## Task prompt
From the first line of the data below through the line bearing "const Y_LABEL_EXPS = [-2, 0, 2, 4];", reproduce each line exactly; do not include pictures.

* begin Data extract *

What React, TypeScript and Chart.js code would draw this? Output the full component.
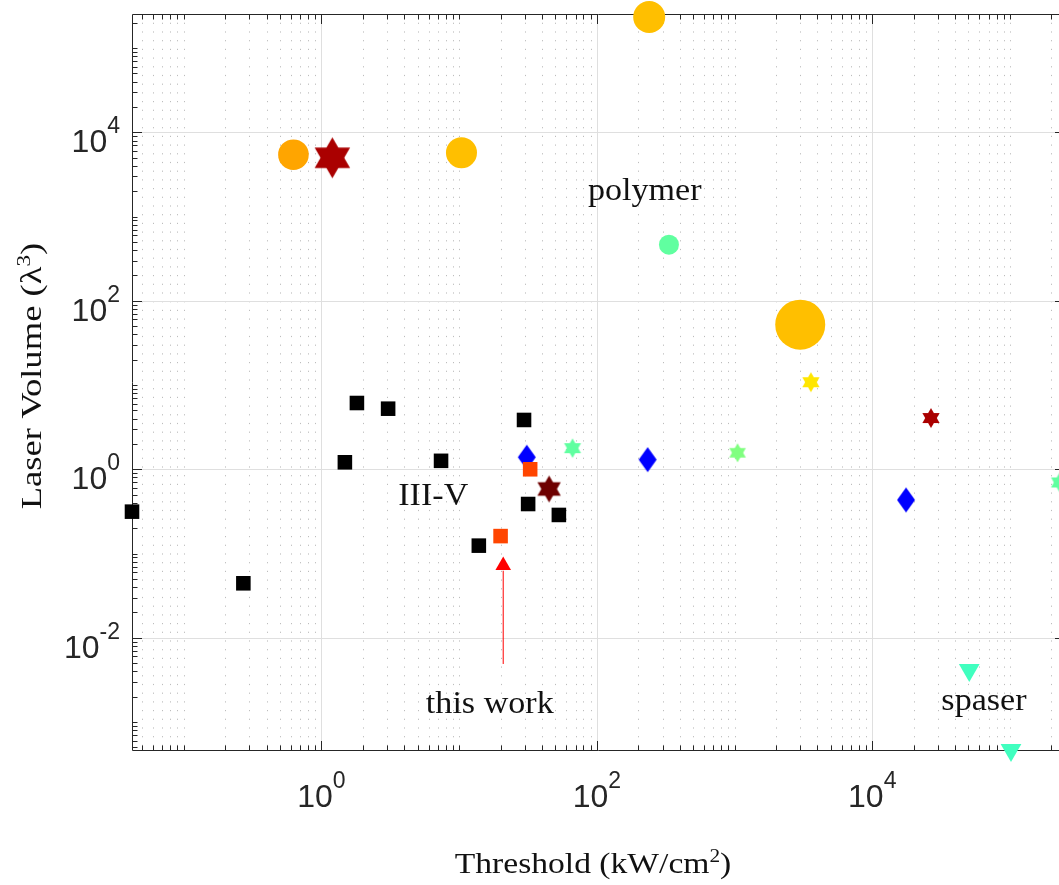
import React, { useEffect, useRef } from 'react';
import { Chart, registerables } from 'chart.js';

Chart.register(...registerables);

// ---- axis limits and tick labels ----
const X_MIN = 0.0421;
const X_MAX = 2.47e5;
const Y_MIN = 4.65e-4;
const Y_MAX = 2.54e5;
const X_LABEL_EXPS = [0, 2, 4];
const Y_LABEL_EXPS = [-2, 0, 2, 4];

// ---- data (Threshold kW/cm^2, Laser volume lambda^3) ----
const iiivX = [0.0421, 0.271, 1.48, 1.81, 3.05, 7.39, 13.9, 29.6, 31.7, 53.0];
const iiivY = [0.314, 0.0443, 1.21, 6.12, 5.24, 1.26, 0.124, 3.85, 0.387, 0.287];
const redSquareX = [32.8, 20.0];
const redSquareY = [1.0, 0.161];
const thisWorkX = [20.9];
const thisWorkY = [0.072];
const arrowX = [20.9, 20.9];
const arrowY = [0.00488, 0.0625];
const diamondX = [31.0, 234, 17600];
const diamondY = [1.39, 1.3, 0.432];
const hexBigRedX = [1.2];
const hexBigRedY = [4990];
const hexBrownX = [45.0];
const hexBrownY = [0.584];
const hexGreenX = [66.6, 2.29e5];
const hexGreenY = [1.78, 0.697];
const hexLightGreenX = [1052];
const hexLightGreenY = [1.57];
const hexYellowX = [3585];
const hexYellowY = [10.8];
const hexRedX = [26700];
const hexRedY = [4.06];
const circOrangeX = [0.626];
const circOrangeY = [5430];
const circAmberX = [10.4, 240, 3000];
const circAmberY = [5725, 2.34e5, 52.1];
const circGreenX = [334];
const circGreenY = [464];
const spaserX = [50660, 101800];
const spaserY = [0.00414, 4.65e-4];

const annoText = ['polymer', 'III-V', 'this work', 'spaser'];
const annoX = [223, 6.49, 16.7, 64800];
const annoY = [1574, 0.377, 0.00128, 0.00139];

const pts = (xs: number[], ys: number[]) => xs.map((v, i) => ({ x: v, y: ys[i] }));

function makeHexagram(R: number, color: string): HTMLCanvasElement {
  const c = document.createElement('canvas');
  const s = Math.ceil(2 * R + 2);
  c.width = s;
  c.height = s;
  const g = c.getContext('2d')!;
  const cx = s / 2, cy = s / 2;
  g.fillStyle = color;
  for (const off of [-90, 90]) {
    g.beginPath();
    for (let i = 0; i < 3; i++) {
      const a = ((off + i * 120) * Math.PI) / 180;
      const px = cx + R * Math.cos(a);
      const py = cy + R * Math.sin(a);
      if (i === 0) g.moveTo(px, py);
      else g.lineTo(px, py);
    }
    g.closePath();
    g.fill();
  }
  return c;
}

function makeDiamond(hw: number, hh: number, color: string): HTMLCanvasElement {
  const c = document.createElement('canvas');
  c.width = Math.ceil(2 * hw + 2);
  c.height = Math.ceil(2 * hh + 2);
  const g = c.getContext('2d')!;
  const cx = c.width / 2, cy = c.height / 2;
  g.fillStyle = color;
  g.beginPath();
  g.moveTo(cx, cy - hh);
  g.lineTo(cx + hw, cy);
  g.lineTo(cx, cy + hh);
  g.lineTo(cx - hw, cy);
  g.closePath();
  g.fill();
  return c;
}

const SERIF = '"Liberation Serif", "Times New Roman", serif';
const SANS = '"Liberation Sans", Arial, Helvetica, sans-serif';

type Seg = { t: string; sup?: boolean };

function drawRich(ctx: CanvasRenderingContext2D, segs: Seg[], cx: number, base: number, size: number, sx: number) {
  const main = `${size}px ${SERIF}`;
  const sup = `${Math.round(size * 0.62)}px ${SERIF}`;
  let total = 0;
  const widths = segs.map((s) => {
    ctx.font = s.sup ? sup : main;
    const w = ctx.measureText(s.t).width;
    total += w;
    return w;
  });
  ctx.save();
  ctx.translate(cx, base);
  ctx.scale(sx, 1);
  let xx = -total / 2;
  ctx.textBaseline = 'alphabetic';
  ctx.textAlign = 'left';
  segs.forEach((s, i) => {
    ctx.font = s.sup ? sup : main;
    ctx.fillText(s.t, xx, s.sup ? -size * 0.36 : 0);
    xx += widths[i];
  });
  ctx.restore();
}

function logTicks(min: number, max: number) {
  const out: { v: number; k: number; n: number }[] = [];
  for (let n = Math.floor(Math.log10(min)); n <= Math.ceil(Math.log10(max)); n++) {
    for (let k = 1; k <= 9; k++) {
      const v = k * Math.pow(10, n);
      if (v >= min * 1.0001 && v <= max * 0.9999) out.push({ v, k, n });
    }
  }
  return out;
}

const decorPlugin = {
  id: 'decor',
  beforeDatasetsDraw(chart: any) {
    const { ctx, chartArea: a, scales } = chart;
    const xs = scales.x, ys = scales.y;
    const L = a.left, R = a.right, T = a.top, B = a.bottom;
    ctx.save();
    ctx.lineWidth = 1;
    const xt = logTicks(X_MIN, X_MAX);
    const yt = logTicks(Y_MIN, Y_MAX);
    for (const t of xt) {
      const px = Math.round(xs.getPixelForValue(t.v)) + 0.5;
      const major = t.k === 1 && X_LABEL_EXPS.includes(t.n);
      ctx.beginPath();
      if (major) {
        ctx.setLineDash([]);
        ctx.strokeStyle = '#DFDFDF';
      } else {
        ctx.setLineDash([1.2, 7.5]);
        ctx.strokeStyle = '#BDBDBD';
      }
      ctx.moveTo(px, T);
      ctx.lineTo(px, B);
      ctx.stroke();
    }
    ctx.setLineDash([]);
    ctx.strokeStyle = '#DFDFDF';
    for (const t of yt) {
      if (!(t.k === 1 && Y_LABEL_EXPS.includes(t.n))) continue;
      const py = Math.round(ys.getPixelForValue(t.v)) + 0.5;
      ctx.beginPath();
      ctx.moveTo(L, py);
      ctx.lineTo(R, py);
      ctx.stroke();
    }
    ctx.strokeStyle = '#262626';
    ctx.beginPath();
    ctx.moveTo(L + 0.5, T + 0.5);
    ctx.lineTo(L + 0.5, B + 0.5);
    ctx.lineTo(R + 0.5, B + 0.5);
    ctx.lineTo(R + 0.5, T + 0.5);
    ctx.closePath();
    ctx.stroke();
    ctx.beginPath();
    for (const t of xt) {
      const px = Math.round(xs.getPixelForValue(t.v)) + 0.5;
      const len = t.k === 1 && X_LABEL_EXPS.includes(t.n) ? 9.5 : 5;
      ctx.moveTo(px, B + 0.5);
      ctx.lineTo(px, B + 0.5 - len);
      ctx.moveTo(px, T + 0.5);
      ctx.lineTo(px, T + 0.5 + len);
    }
    for (const t of yt) {
      const py = Math.round(ys.getPixelForValue(t.v)) + 0.5;
      const len = t.k === 1 && Y_LABEL_EXPS.includes(t.n) ? 9.5 : 5;
      ctx.moveTo(L + 0.5, py);
      ctx.lineTo(L + 0.5 + len, py);
      ctx.moveTo(R + 0.5, py);
      ctx.lineTo(R + 0.5 - len, py);
    }
    ctx.stroke();
    ctx.fillStyle = '#262626';
    ctx.textBaseline = 'alphabetic';
    ctx.textAlign = 'left';
    const baseFont = `32px ${SANS}`;
    const expFont = `23px ${SANS}`;
    for (const e of X_LABEL_EXPS) {
      const px = xs.getPixelForValue(Math.pow(10, e));
      ctx.font = baseFont;
      const w1 = ctx.measureText('10').width;
      ctx.font = expFont;
      const es = String(e);
      const w2 = ctx.measureText(es).width;
      const sx = px - (w1 + w2) / 2;
      ctx.font = baseFont;
      ctx.fillText('10', sx, B + 57);
      ctx.font = expFont;
      ctx.fillText(es, sx + w1, B + 38);
    }
    for (const e of Y_LABEL_EXPS) {
      const py = ys.getPixelForValue(Math.pow(10, e));
      ctx.font = baseFont;
      const w1 = ctx.measureText('10').width;
      ctx.font = expFont;
      const es = String(e);
      const w2 = ctx.measureText(es).width;
      const sx = L - 12 - (w1 + w2);
      ctx.font = baseFont;
      ctx.fillText('10', sx, py + 20);
      ctx.font = expFont;
      ctx.fillText(es, sx + w1, py + 1);
    }
    ctx.fillStyle = '#111111';
    drawRich(ctx, [{ t: 'Threshold (kW/cm' }, { t: '2', sup: true }, { t: ')' }], 593, 873, 30, 1.12);
    ctx.save();
    ctx.translate(41, 376);
    ctx.rotate(-Math.PI / 2);
    drawRich(ctx, [{ t: 'Laser Volume (λ' }, { t: '3', sup: true }, { t: ')' }], 0, 0, 30, 1.22);
    ctx.restore();
    ctx.restore();
  },
  afterDatasetsDraw(chart: any) {
    const { ctx, scales } = chart;
    ctx.save();
    ctx.fillStyle = '#111111';
    annoText.forEach((t, i) => {
      const px = scales.x.getPixelForValue(annoX[i]);
      const py = scales.y.getPixelForValue(annoY[i]);
      drawRich(ctx, [{ t }], px, py, 31, 1.1);
    });
    ctx.restore();
  },
};

export default function App() {
  const ref = useRef<HTMLCanvasElement>(null);
  useEffect(() => {
    if (!ref.current) return;
    const hexBigRed = makeHexagram(20.5, '#AA0000');
    const hexBrown = makeHexagram(13.5, '#6E0000');
    const hexGreen = makeHexagram(9.8, '#60FFA0');
    const hexLightGreen = makeHexagram(9.6, '#80FF80');
    const hexYellow = makeHexagram(10, '#FFE600');
    const hexRed = makeHexagram(10, '#AA0000');
    const diamond = makeDiamond(9, 12.5, '#0000FF');
    const common = { borderWidth: 0, clip: false as any };
    const chart = new Chart(ref.current, {
      type: 'scatter',
      data: {
        datasets: [
          { label: 'this work', data: pts(thisWorkX, thisWorkY), pointStyle: 'triangle', pointRadius: 9, backgroundColor: '#FF0000', order: 1, ...common },
          { label: 'arrow', data: pts(arrowX, arrowY), showLine: true, pointRadius: 0, borderColor: '#FF0000', borderWidth: 1, clip: false as any, order: 2 },
          { label: 'spaser', data: pts(spaserX, spaserY), pointStyle: 'triangle', rotation: 180, pointRadius: 12, backgroundColor: '#40FFBF', order: 3, ...common },
          { label: 'circ orange', data: pts(circOrangeX, circOrangeY), pointStyle: 'circle', pointRadius: 15.3, backgroundColor: '#FFA500', order: 4, ...common },
          { label: 'circ amber', data: pts(circAmberX, circAmberY), pointStyle: 'circle', pointRadius: [15.5, 16, 25] as any, backgroundColor: '#FFBF00', order: 5, ...common },
          { label: 'circ green', data: pts(circGreenX, circGreenY), pointStyle: 'circle', pointRadius: 10, backgroundColor: '#60FFA0', order: 6, ...common },
          { label: 'hex big red', data: pts(hexBigRedX, hexBigRedY), pointStyle: hexBigRed as any, pointRadius: 20, order: 7, ...common },
          { label: 'hex brown', data: pts(hexBrownX, hexBrownY), pointStyle: hexBrown as any, pointRadius: 13, order: 8, ...common },
          { label: 'hex green', data: pts(hexGreenX, hexGreenY), pointStyle: hexGreen as any, pointRadius: 10, order: 9, ...common },
          { label: 'hex light green', data: pts(hexLightGreenX, hexLightGreenY), pointStyle: hexLightGreen as any, pointRadius: 10, order: 10, ...common },
          { label: 'hex yellow', data: pts(hexYellowX, hexYellowY), pointStyle: hexYellow as any, pointRadius: 10, order: 11, ...common },
          { label: 'hex red', data: pts(hexRedX, hexRedY), pointStyle: hexRed as any, pointRadius: 10, order: 12, ...common },
          { label: 'red squares', data: pts(redSquareX, redSquareY), pointStyle: 'rect', pointRadius: 10.3, backgroundColor: '#FF4500', order: 13, ...common },
          { label: 'diamonds', data: pts(diamondX, diamondY), pointStyle: diamond as any, pointRadius: 10, order: 14, ...common },
          { label: 'III-V', data: pts(iiivX, iiivY), pointStyle: 'rect', pointRadius: 10.3, backgroundColor: '#000000', order: 15, ...common },
        ] as any,
      },
      options: {
        responsive: false,
        animation: false,
        devicePixelRatio: 1,
        layout: { autoPadding: false, padding: { left: 132, top: 14, right: 0, bottom: 135 } },
        plugins: { legend: { display: false }, tooltip: { enabled: false } },
        events: [],
        scales: {
          x: { type: 'logarithmic', min: X_MIN, max: X_MAX, display: false, bounds: 'data' },
          y: { type: 'logarithmic', min: Y_MIN, max: Y_MAX, display: false, bounds: 'data' },
        },
      } as any,
      plugins: [decorPlugin],
    });
    return () => chart.destroy();
  }, []);
  return (
    <div style={{ position: 'fixed', left: 0, top: 0, width: 1059, height: 885, overflow: 'hidden', background: '#fff' }}>
      <canvas ref={ref} width={1064} height={885} style={{ display: 'block' }} />
    </div>
  );
}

* end Data extract *

## Result of this task
What React, TypeScript and Chart.js code would draw this? Output the full component.
import React, { useEffect, useRef } from 'react';
import { Chart, registerables } from 'chart.js';

Chart.register(...registerables);

// ---- axis limits and tick labels ----
const X_MIN = 0.0421;
const X_MAX = 2.47e5;
const Y_MIN = 4.65e-4;
const Y_MAX = 2.54e5;
const X_LABEL_EXPS = [0, 2, 4];
const Y_LABEL_EXPS = [-2, 0, 2, 4];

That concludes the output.